Die Euro-Währungshüter hingegen verweisen auf die Vorteile eines E-Euros gegenüber anderen elektronischen Zahlungsmitteln. Vor allem auf die Sicherheit. Dem digitalen Euro kann nichts passieren, selbst dann nicht, wenn eine Geschäftsbank in Schieflage gerät. Am Ende steht die EZB hinter der Währung. Davon erhofft man sich auch deutlich mehr Vertrauen als in privatwirtschaftliche Währungsalternativen, hinter denen nicht Zentralbanken, sondern große Konzerne stecken, deren Solidität in Krisenzeiten nicht immer gesichert ist. Als weiterer Vorteil wird der Schutz der Privatsphäre
angeführt. Denn im Unterschied zu Facebook, aber auch zu den großen amerikanischen Kreditkartenunternehmen oder BezahlApp-Anbietern wie Apple oder Google, werden bei der Transaktion mit dem E-Euro keine persönlichen Daten übermittelt.
Damit ein digitaler Euro von der Bevölkerung akzeptiert werde, seien aber noch weitere wichtige Voraussetzungen zu klären, sagt LBBW-Analyst Zimmermann. „Die EZB muss Vorkehrungen treffen, damit ein E-Euro auch in Krisenzeiten seinen Wert behält, mit ihm auch bei Nichtverfügbarkeit des Internets gezahlt werden kann und er Menschen ohne Internetanschluss auch offline zur Verfügung steht. Und bis zur Nachweisgrenze von 10 000 Euro sollte damit anonym bezahlt werden können.“Ohnehin, rät Zimmermann, sollte sich die EZB viel Zeit nehmen, die Menschen für den digitalen Euro zu erwärmen.

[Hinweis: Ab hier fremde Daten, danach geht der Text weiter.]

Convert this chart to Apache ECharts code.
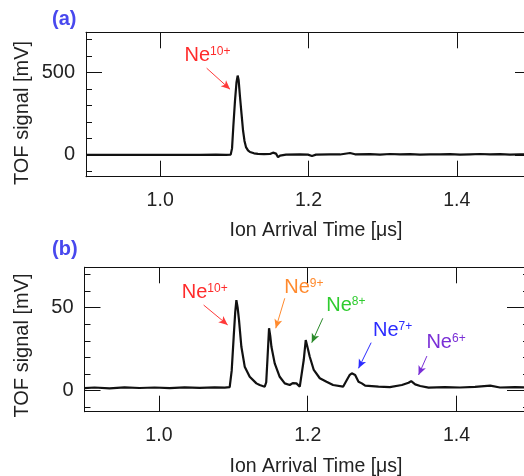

Andere Notenbanken rund um den Globus sind da schon deutlich weiter. Vergleichsweise weit gediehen ist in Europa das Projekt E-Krona der schwedischen Zentralbank, denn in dem skandinavischen Land wird Bargeld kaum noch genutzt. Und China arbeitet schon seit einigen Jahren an der digitalen Variante seiner Währung Renminbi. Erstmals bei den Olympischen Winterspielen 2022 in Peking sollen Teilnehmer und Besucher dann mit dem digitalen Renminbi bezahlen können.